┌─ Given information

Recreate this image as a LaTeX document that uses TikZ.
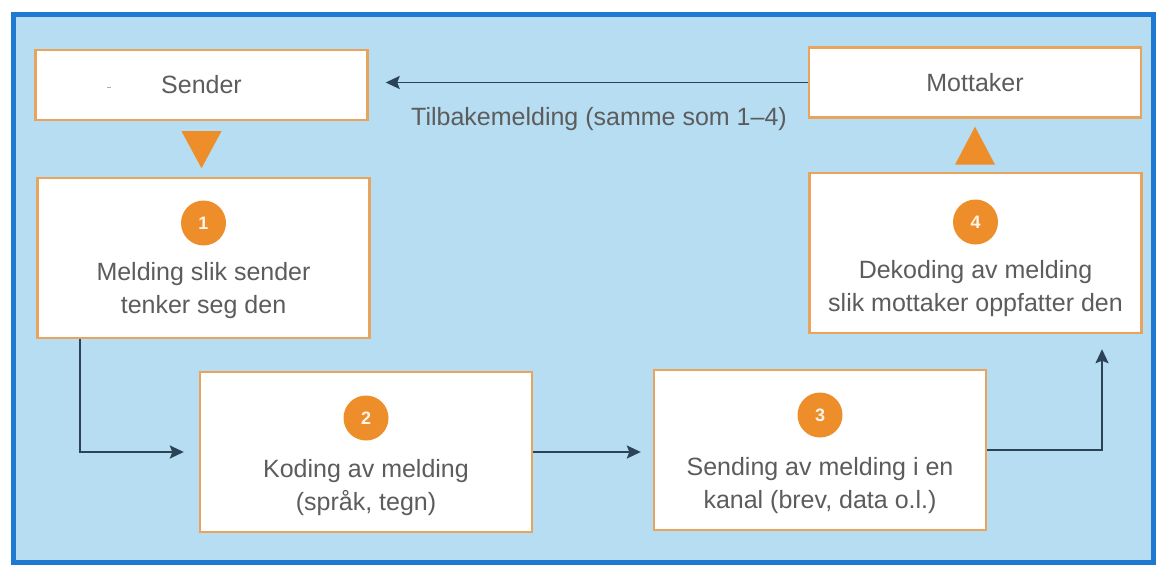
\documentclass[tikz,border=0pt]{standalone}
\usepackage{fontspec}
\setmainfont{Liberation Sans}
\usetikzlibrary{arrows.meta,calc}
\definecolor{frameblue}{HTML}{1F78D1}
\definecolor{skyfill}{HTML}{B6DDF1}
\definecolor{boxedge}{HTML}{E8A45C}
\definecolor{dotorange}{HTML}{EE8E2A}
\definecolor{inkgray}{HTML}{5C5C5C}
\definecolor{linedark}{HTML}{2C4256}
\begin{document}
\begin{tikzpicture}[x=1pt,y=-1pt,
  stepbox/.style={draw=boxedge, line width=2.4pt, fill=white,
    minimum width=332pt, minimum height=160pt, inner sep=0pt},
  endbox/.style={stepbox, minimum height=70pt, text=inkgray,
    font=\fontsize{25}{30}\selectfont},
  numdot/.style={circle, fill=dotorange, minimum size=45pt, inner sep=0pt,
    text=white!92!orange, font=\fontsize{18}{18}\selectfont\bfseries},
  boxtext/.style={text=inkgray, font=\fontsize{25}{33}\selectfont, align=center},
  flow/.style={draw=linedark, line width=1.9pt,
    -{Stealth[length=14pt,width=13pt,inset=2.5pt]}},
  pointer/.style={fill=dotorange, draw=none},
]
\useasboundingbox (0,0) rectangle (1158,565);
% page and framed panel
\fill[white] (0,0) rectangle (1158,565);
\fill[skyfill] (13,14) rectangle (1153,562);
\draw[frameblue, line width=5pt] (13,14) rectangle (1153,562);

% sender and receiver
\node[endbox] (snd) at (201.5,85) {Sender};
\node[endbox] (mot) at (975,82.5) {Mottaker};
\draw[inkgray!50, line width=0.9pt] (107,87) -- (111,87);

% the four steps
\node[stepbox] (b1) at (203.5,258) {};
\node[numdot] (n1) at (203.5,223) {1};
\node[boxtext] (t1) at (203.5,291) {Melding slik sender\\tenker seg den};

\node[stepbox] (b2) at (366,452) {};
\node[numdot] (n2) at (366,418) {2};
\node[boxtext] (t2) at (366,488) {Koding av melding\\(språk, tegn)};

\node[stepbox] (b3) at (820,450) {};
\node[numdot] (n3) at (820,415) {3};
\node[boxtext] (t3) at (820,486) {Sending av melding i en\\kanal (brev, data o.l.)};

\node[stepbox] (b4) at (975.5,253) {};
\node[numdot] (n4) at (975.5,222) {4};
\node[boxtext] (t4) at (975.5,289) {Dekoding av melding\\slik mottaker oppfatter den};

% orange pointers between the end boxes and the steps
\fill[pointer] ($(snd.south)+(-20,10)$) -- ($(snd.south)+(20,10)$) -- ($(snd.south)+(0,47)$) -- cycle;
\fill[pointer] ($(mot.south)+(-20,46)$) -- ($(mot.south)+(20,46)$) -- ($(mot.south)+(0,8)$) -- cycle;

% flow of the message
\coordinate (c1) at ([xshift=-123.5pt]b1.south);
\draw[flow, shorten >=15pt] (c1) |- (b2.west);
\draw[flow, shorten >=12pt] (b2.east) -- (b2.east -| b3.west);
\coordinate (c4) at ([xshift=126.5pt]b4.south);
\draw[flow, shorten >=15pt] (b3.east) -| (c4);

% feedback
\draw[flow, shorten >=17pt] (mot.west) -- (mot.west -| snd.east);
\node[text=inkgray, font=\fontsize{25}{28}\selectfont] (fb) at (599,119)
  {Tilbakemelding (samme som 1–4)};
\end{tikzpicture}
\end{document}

└─

> What you have to do
Make an exact copy of all the material, but keep the pictures out of it.

> The output
Recreate this image as a LaTeX document that uses TikZ.
\documentclass[tikz,border=0pt]{standalone}
\usepackage{fontspec}
\setmainfont{Liberation Sans}
\usetikzlibrary{arrows.meta,calc}
\definecolor{frameblue}{HTML}{1F78D1}
\definecolor{skyfill}{HTML}{B6DDF1}
\definecolor{boxedge}{HTML}{E8A45C}
\definecolor{dotorange}{HTML}{EE8E2A}
\definecolor{inkgray}{HTML}{5C5C5C}
\definecolor{linedark}{HTML}{2C4256}
\begin{document}
\begin{tikzpicture}[x=1pt,y=-1pt,
  stepbox/.style={draw=boxedge, line width=2.4pt, fill=white,
    minimum width=332pt, minimum height=160pt, inner sep=0pt},
  endbox/.style={stepbox, minimum height=70pt, text=inkgray,
    font=\fontsize{25}{30}\selectfont},
  numdot/.style={circle, fill=dotorange, minimum size=45pt, inner sep=0pt,
    text=white!92!orange, font=\fontsize{18}{18}\selectfont\bfseries},
  boxtext/.style={text=inkgray, font=\fontsize{25}{33}\selectfont, align=center},
  flow/.style={draw=linedark, line width=1.9pt,
    -{Stealth[length=14pt,width=13pt,inset=2.5pt]}},
  pointer/.style={fill=dotorange, draw=none},
]
\useasboundingbox (0,0) rectangle (1158,565);
% page and framed panel
\fill[white] (0,0) rectangle (1158,565);
\fill[skyfill] (13,14) rectangle (1153,562);
\draw[frameblue, line width=5pt] (13,14) rectangle (1153,562);

% sender and receiver
\node[endbox] (snd) at (201.5,85) {Sender};
\node[endbox] (mot) at (975,82.5) {Mottaker};
\draw[inkgray!50, line width=0.9pt] (107,87) -- (111,87);

% the four steps
\node[stepbox] (b1) at (203.5,258) {};
\node[numdot] (n1) at (203.5,223) {1};
\node[boxtext] (t1) at (203.5,291) {Melding slik sender\\tenker seg den};

\node[stepbox] (b2) at (366,452) {};
\node[numdot] (n2) at (366,418) {2};
\node[boxtext] (t2) at (366,488) {Koding av melding\\(språk, tegn)};

\node[stepbox] (b3) at (820,450) {};
\node[numdot] (n3) at (820,415) {3};
\node[boxtext] (t3) at (820,486) {Sending av melding i en\\kanal (brev, data o.l.)};

\node[stepbox] (b4) at (975.5,253) {};
\node[numdot] (n4) at (975.5,222) {4};
\node[boxtext] (t4) at (975.5,289) {Dekoding av melding\\slik mottaker oppfatter den};

% orange pointers between the end boxes and the steps
\fill[pointer] ($(snd.south)+(-20,10)$) -- ($(snd.south)+(20,10)$) -- ($(snd.south)+(0,47)$) -- cycle;
\fill[pointer] ($(mot.south)+(-20,46)$) -- ($(mot.south)+(20,46)$) -- ($(mot.south)+(0,8)$) -- cycle;

% flow of the message
\coordinate (c1) at ([xshift=-123.5pt]b1.south);
\draw[flow, shorten >=15pt] (c1) |- (b2.west);
\draw[flow, shorten >=12pt] (b2.east) -- (b2.east -| b3.west);
\coordinate (c4) at ([xshift=126.5pt]b4.south);
\draw[flow, shorten >=15pt] (b3.east) -| (c4);

% feedback
\draw[flow, shorten >=17pt] (mot.west) -- (mot.west -| snd.east);
\node[text=inkgray, font=\fontsize{25}{28}\selectfont] (fb) at (599,119)
  {Tilbakemelding (samme som 1–4)};
\end{tikzpicture}
\end{document}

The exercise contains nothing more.